## What the task asks
Repeat, exactly and in full, the lines of the listing below, but without any pictures.

## Items

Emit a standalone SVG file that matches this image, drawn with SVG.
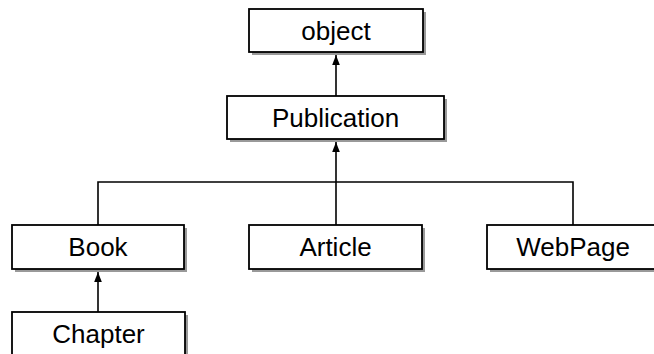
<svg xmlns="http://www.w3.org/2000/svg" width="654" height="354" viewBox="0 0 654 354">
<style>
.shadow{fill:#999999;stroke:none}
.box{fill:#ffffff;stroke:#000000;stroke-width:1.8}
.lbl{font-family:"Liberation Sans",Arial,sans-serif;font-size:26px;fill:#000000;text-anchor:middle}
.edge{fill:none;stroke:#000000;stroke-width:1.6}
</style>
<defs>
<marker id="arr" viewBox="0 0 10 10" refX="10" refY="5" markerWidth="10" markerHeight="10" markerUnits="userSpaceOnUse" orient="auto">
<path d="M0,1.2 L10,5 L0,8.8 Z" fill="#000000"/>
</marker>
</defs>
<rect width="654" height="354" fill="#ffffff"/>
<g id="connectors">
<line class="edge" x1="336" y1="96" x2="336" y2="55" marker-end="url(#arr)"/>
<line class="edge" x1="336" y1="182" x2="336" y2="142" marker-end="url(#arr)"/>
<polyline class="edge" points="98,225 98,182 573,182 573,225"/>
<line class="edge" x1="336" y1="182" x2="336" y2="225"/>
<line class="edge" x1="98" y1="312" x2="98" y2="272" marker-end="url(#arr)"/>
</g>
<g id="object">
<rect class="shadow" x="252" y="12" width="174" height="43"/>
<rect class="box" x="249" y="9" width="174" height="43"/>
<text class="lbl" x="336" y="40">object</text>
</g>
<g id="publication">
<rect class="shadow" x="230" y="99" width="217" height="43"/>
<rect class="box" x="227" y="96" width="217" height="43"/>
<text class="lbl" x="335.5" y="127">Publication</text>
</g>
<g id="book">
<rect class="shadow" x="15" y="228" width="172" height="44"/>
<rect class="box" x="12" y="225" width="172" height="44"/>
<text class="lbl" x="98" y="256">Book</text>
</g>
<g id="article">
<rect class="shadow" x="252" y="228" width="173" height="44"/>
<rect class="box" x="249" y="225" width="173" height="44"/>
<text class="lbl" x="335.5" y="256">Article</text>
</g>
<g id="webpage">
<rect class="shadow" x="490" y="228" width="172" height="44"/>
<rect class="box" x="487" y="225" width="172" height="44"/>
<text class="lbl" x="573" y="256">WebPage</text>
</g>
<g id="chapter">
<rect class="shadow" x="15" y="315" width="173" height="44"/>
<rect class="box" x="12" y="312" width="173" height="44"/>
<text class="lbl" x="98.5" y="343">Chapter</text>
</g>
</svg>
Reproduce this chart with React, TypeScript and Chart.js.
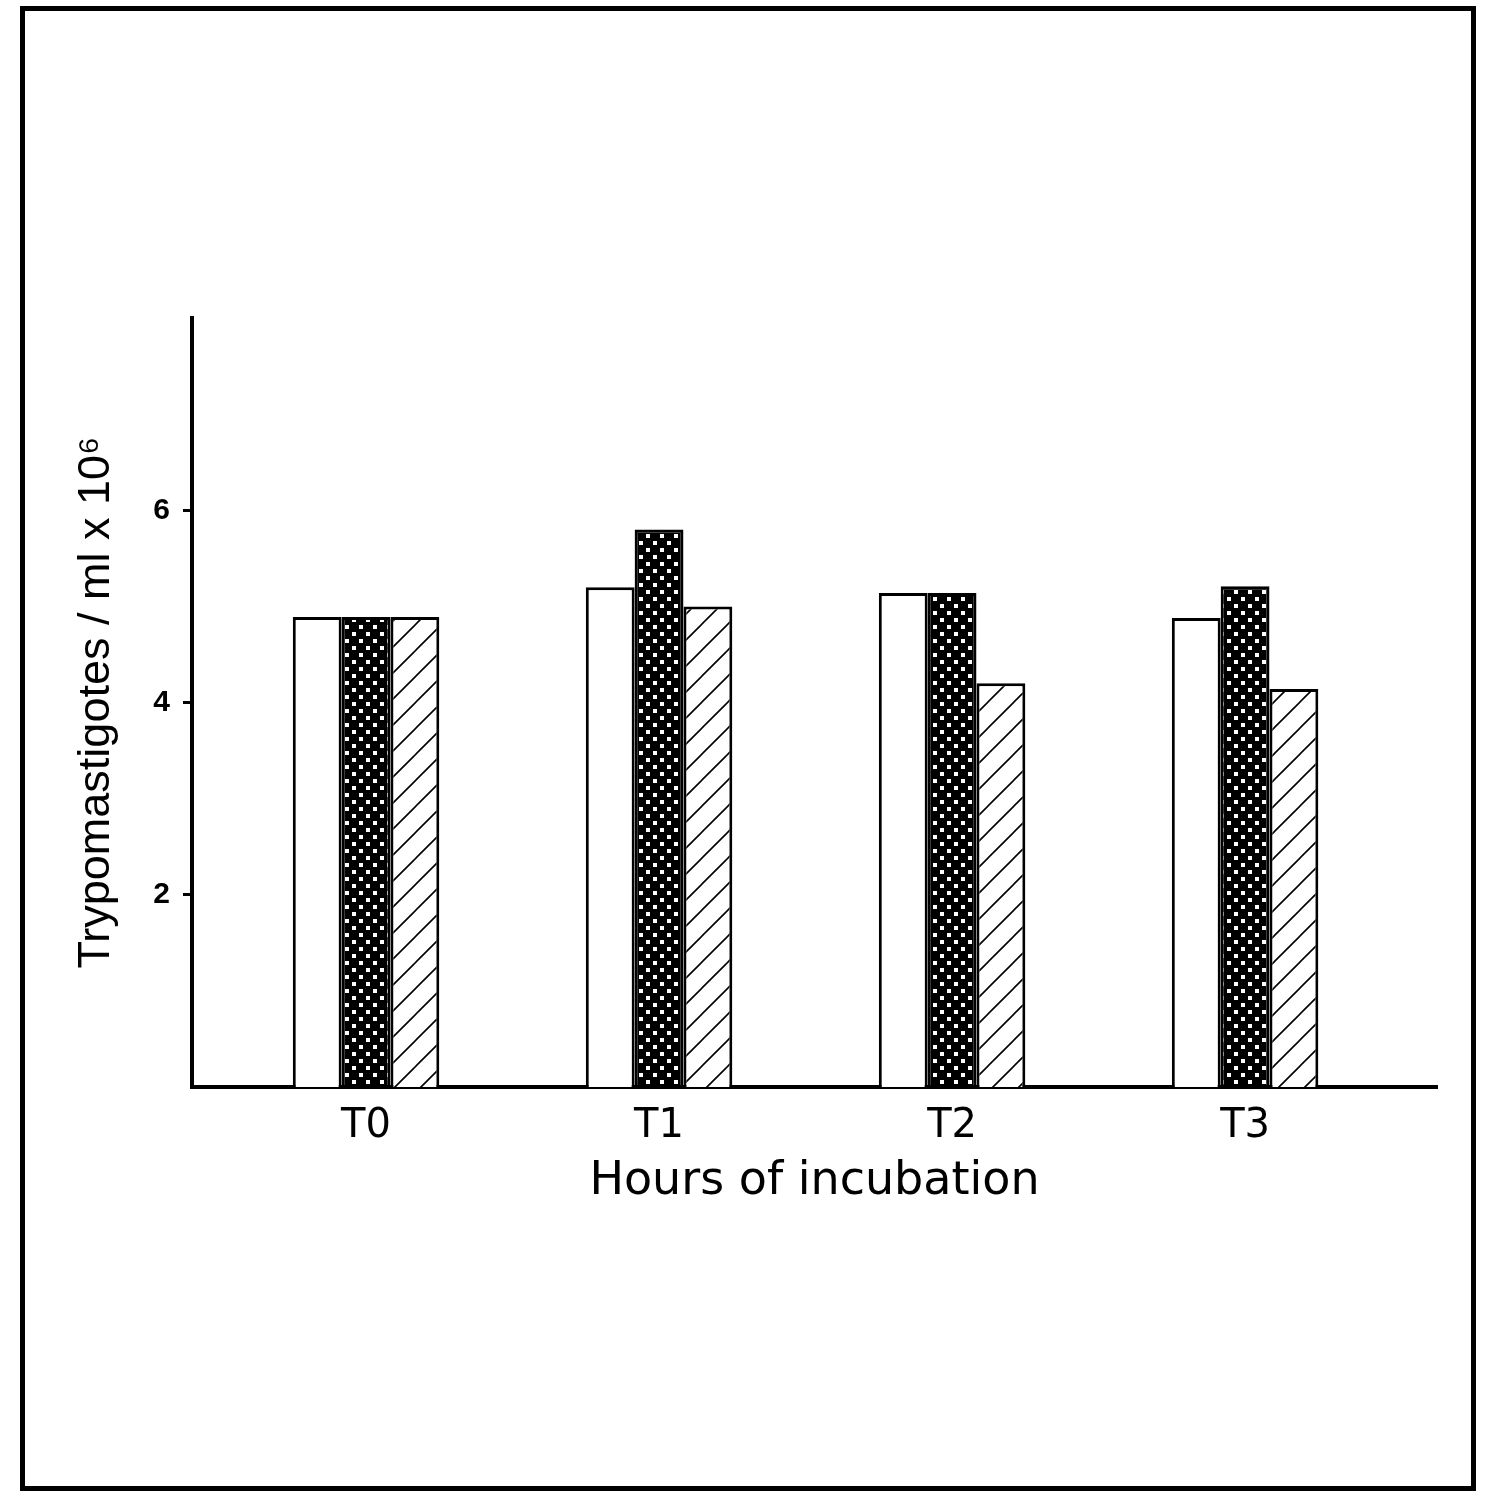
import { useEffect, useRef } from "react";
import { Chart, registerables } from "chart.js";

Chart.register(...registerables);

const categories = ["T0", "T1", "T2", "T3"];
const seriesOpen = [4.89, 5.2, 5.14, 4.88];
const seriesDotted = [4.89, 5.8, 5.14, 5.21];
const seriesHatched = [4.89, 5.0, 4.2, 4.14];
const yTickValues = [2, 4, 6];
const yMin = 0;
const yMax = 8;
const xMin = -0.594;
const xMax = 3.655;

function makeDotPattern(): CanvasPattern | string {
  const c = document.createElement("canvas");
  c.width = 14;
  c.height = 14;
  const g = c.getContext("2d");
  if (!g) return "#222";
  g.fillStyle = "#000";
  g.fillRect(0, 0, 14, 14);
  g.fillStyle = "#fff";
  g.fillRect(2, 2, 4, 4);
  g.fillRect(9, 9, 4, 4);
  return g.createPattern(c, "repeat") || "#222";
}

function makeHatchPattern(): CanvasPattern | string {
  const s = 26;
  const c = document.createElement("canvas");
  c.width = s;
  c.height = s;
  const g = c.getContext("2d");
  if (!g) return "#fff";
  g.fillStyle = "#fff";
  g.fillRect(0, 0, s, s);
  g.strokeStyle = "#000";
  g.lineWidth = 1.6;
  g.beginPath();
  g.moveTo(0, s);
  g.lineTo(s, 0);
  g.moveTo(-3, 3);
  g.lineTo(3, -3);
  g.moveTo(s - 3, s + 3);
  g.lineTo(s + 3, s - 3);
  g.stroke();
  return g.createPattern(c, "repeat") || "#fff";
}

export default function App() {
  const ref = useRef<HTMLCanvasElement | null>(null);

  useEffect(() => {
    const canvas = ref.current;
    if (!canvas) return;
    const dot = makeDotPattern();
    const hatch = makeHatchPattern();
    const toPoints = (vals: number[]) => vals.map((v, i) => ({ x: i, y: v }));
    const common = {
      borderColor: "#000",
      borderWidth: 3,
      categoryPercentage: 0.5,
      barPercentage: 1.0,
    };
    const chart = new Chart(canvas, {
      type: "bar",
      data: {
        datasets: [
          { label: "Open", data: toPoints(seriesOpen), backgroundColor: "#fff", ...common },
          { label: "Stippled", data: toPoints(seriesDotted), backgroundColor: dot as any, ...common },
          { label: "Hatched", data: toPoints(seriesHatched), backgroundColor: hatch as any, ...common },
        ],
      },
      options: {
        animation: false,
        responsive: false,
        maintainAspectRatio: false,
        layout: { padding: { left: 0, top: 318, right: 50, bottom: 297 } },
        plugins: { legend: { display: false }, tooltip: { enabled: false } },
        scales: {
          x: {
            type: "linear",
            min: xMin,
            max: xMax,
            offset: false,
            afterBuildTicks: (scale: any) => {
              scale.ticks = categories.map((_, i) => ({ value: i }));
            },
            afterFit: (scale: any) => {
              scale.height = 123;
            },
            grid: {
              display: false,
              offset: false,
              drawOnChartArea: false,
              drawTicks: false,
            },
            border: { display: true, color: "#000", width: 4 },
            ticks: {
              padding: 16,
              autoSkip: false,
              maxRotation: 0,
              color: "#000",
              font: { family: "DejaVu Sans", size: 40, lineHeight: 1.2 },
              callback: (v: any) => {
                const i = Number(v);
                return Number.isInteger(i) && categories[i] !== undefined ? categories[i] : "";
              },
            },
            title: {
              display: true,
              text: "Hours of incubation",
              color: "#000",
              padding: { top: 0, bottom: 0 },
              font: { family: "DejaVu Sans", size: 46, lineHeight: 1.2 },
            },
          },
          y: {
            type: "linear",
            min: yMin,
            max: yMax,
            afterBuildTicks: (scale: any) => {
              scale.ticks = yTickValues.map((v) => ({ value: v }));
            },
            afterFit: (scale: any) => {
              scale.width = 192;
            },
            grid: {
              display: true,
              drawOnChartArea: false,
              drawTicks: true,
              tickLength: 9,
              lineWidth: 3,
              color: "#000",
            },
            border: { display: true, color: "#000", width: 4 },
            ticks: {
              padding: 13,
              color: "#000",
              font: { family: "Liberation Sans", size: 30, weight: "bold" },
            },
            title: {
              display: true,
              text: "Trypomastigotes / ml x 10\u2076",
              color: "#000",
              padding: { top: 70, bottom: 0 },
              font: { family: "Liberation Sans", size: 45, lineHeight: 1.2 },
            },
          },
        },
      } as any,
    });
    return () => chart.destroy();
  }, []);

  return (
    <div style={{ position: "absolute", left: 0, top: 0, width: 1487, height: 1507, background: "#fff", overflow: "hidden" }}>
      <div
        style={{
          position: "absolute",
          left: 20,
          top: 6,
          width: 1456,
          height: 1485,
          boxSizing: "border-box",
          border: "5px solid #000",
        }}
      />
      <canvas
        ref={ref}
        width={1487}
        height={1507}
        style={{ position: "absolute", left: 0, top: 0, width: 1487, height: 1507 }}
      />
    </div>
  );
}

## Full answer
Emit a standalone SVG file that matches this image, drawn with SVG.
<svg xmlns="http://www.w3.org/2000/svg" width="654" height="354" viewBox="0 0 654 354">
<style>
.shadow{fill:#999999;stroke:none}
.box{fill:#ffffff;stroke:#000000;stroke-width:1.8}
.lbl{font-family:"Liberation Sans",Arial,sans-serif;font-size:26px;fill:#000000;text-anchor:middle}
.edge{fill:none;stroke:#000000;stroke-width:1.6}
</style>
<defs>
<marker id="arr" viewBox="0 0 10 10" refX="10" refY="5" markerWidth="10" markerHeight="10" markerUnits="userSpaceOnUse" orient="auto">
<path d="M0,1.2 L10,5 L0,8.8 Z" fill="#000000"/>
</marker>
</defs>
<rect width="654" height="354" fill="#ffffff"/>
<g id="connectors">
<line class="edge" x1="336" y1="96" x2="336" y2="55" marker-end="url(#arr)"/>
<line class="edge" x1="336" y1="182" x2="336" y2="142" marker-end="url(#arr)"/>
<polyline class="edge" points="98,225 98,182 573,182 573,225"/>
<line class="edge" x1="336" y1="182" x2="336" y2="225"/>
<line class="edge" x1="98" y1="312" x2="98" y2="272" marker-end="url(#arr)"/>
</g>
<g id="object">
<rect class="shadow" x="252" y="12" width="174" height="43"/>
<rect class="box" x="249" y="9" width="174" height="43"/>
<text class="lbl" x="336" y="40">object</text>
</g>
<g id="publication">
<rect class="shadow" x="230" y="99" width="217" height="43"/>
<rect class="box" x="227" y="96" width="217" height="43"/>
<text class="lbl" x="335.5" y="127">Publication</text>
</g>
<g id="book">
<rect class="shadow" x="15" y="228" width="172" height="44"/>
<rect class="box" x="12" y="225" width="172" height="44"/>
<text class="lbl" x="98" y="256">Book</text>
</g>
<g id="article">
<rect class="shadow" x="252" y="228" width="173" height="44"/>
<rect class="box" x="249" y="225" width="173" height="44"/>
<text class="lbl" x="335.5" y="256">Article</text>
</g>
<g id="webpage">
<rect class="shadow" x="490" y="228" width="172" height="44"/>
<rect class="box" x="487" y="225" width="172" height="44"/>
<text class="lbl" x="573" y="256">WebPage</text>
</g>
<g id="chapter">
<rect class="shadow" x="15" y="315" width="173" height="44"/>
<rect class="box" x="12" y="312" width="173" height="44"/>
<text class="lbl" x="98.5" y="343">Chapter</text>
</g>
</svg>
Reproduce this chart with React, TypeScript and Chart.js.
import { useEffect, useRef } from "react";
import { Chart, registerables } from "chart.js";

Chart.register(...registerables);

const categories = ["T0", "T1", "T2", "T3"];
const seriesOpen = [4.89, 5.2, 5.14, 4.88];
const seriesDotted = [4.89, 5.8, 5.14, 5.21];
const seriesHatched = [4.89, 5.0, 4.2, 4.14];
const yTickValues = [2, 4, 6];
const yMin = 0;
const yMax = 8;
const xMin = -0.594;
const xMax = 3.655;

function makeDotPattern(): CanvasPattern | string {
  const c = document.createElement("canvas");
  c.width = 14;
  c.height = 14;
  const g = c.getContext("2d");
  if (!g) return "#222";
  g.fillStyle = "#000";
  g.fillRect(0, 0, 14, 14);
  g.fillStyle = "#fff";
  g.fillRect(2, 2, 4, 4);
  g.fillRect(9, 9, 4, 4);
  return g.createPattern(c, "repeat") || "#222";
}

function makeHatchPattern(): CanvasPattern | string {
  const s = 26;
  const c = document.createElement("canvas");
  c.width = s;
  c.height = s;
  const g = c.getContext("2d");
  if (!g) return "#fff";
  g.fillStyle = "#fff";
  g.fillRect(0, 0, s, s);
  g.strokeStyle = "#000";
  g.lineWidth = 1.6;
  g.beginPath();
  g.moveTo(0, s);
  g.lineTo(s, 0);
  g.moveTo(-3, 3);
  g.lineTo(3, -3);
  g.moveTo(s - 3, s + 3);
  g.lineTo(s + 3, s - 3);
  g.stroke();
  return g.createPattern(c, "repeat") || "#fff";
}

export default function App() {
  const ref = useRef<HTMLCanvasElement | null>(null);

  useEffect(() => {
    const canvas = ref.current;
    if (!canvas) return;
    const dot = makeDotPattern();
    const hatch = makeHatchPattern();
    const toPoints = (vals: number[]) => vals.map((v, i) => ({ x: i, y: v }));
    const common = {
      borderColor: "#000",
      borderWidth: 3,
      categoryPercentage: 0.5,
      barPercentage: 1.0,
    };
    const chart = new Chart(canvas, {
      type: "bar",
      data: {
        datasets: [
          { label: "Open", data: toPoints(seriesOpen), backgroundColor: "#fff", ...common },
          { label: "Stippled", data: toPoints(seriesDotted), backgroundColor: dot as any, ...common },
          { label: "Hatched", data: toPoints(seriesHatched), backgroundColor: hatch as any, ...common },
        ],
      },
      options: {
        animation: false,
        responsive: false,
        maintainAspectRatio: false,
        layout: { padding: { left: 0, top: 318, right: 50, bottom: 297 } },
        plugins: { legend: { display: false }, tooltip: { enabled: false } },
        scales: {
          x: {
            type: "linear",
            min: xMin,
            max: xMax,
            offset: false,
            afterBuildTicks: (scale: any) => {
              scale.ticks = categories.map((_, i) => ({ value: i }));
            },
            afterFit: (scale: any) => {
              scale.height = 123;
            },
            grid: {
              display: false,
              offset: false,
              drawOnChartArea: false,
              drawTicks: false,
            },
            border: { display: true, color: "#000", width: 4 },
            ticks: {
              padding: 16,
              autoSkip: false,
              maxRotation: 0,
              color: "#000",
              font: { family: "DejaVu Sans", size: 40, lineHeight: 1.2 },
              callback: (v: any) => {
                const i = Number(v);
                return Number.isInteger(i) && categories[i] !== undefined ? categories[i] : "";
              },
            },
            title: {
              display: true,
              text: "Hours of incubation",
              color: "#000",
              padding: { top: 0, bottom: 0 },
              font: { family: "DejaVu Sans", size: 46, lineHeight: 1.2 },
            },
          },
          y: {
            type: "linear",
            min: yMin,
            max: yMax,
            afterBuildTicks: (scale: any) => {
              scale.ticks = yTickValues.map((v) => ({ value: v }));
            },
            afterFit: (scale: any) => {
              scale.width = 192;
            },
            grid: {
              display: true,
              drawOnChartArea: false,
              drawTicks: true,
              tickLength: 9,
              lineWidth: 3,
              color: "#000",
            },
            border: { display: true, color: "#000", width: 4 },
            ticks: {
              padding: 13,
              color: "#000",
              font: { family: "Liberation Sans", size: 30, weight: "bold" },
            },
            title: {
              display: true,
              text: "Trypomastigotes / ml x 10\u2076",
              color: "#000",
              padding: { top: 70, bottom: 0 },
              font: { family: "Liberation Sans", size: 45, lineHeight: 1.2 },
            },
          },
        },
      } as any,
    });
    return () => chart.destroy();
  }, []);

  return (
    <div style={{ position: "absolute", left: 0, top: 0, width: 1487, height: 1507, background: "#fff", overflow: "hidden" }}>
      <div
        style={{
          position: "absolute",
          left: 20,
          top: 6,
          width: 1456,
          height: 1485,
          boxSizing: "border-box",
          border: "5px solid #000",
        }}
      />
      <canvas
        ref={ref}
        width={1487}
        height={1507}
        style={{ position: "absolute", left: 0, top: 0, width: 1487, height: 1507 }}
      />
    </div>
  );
}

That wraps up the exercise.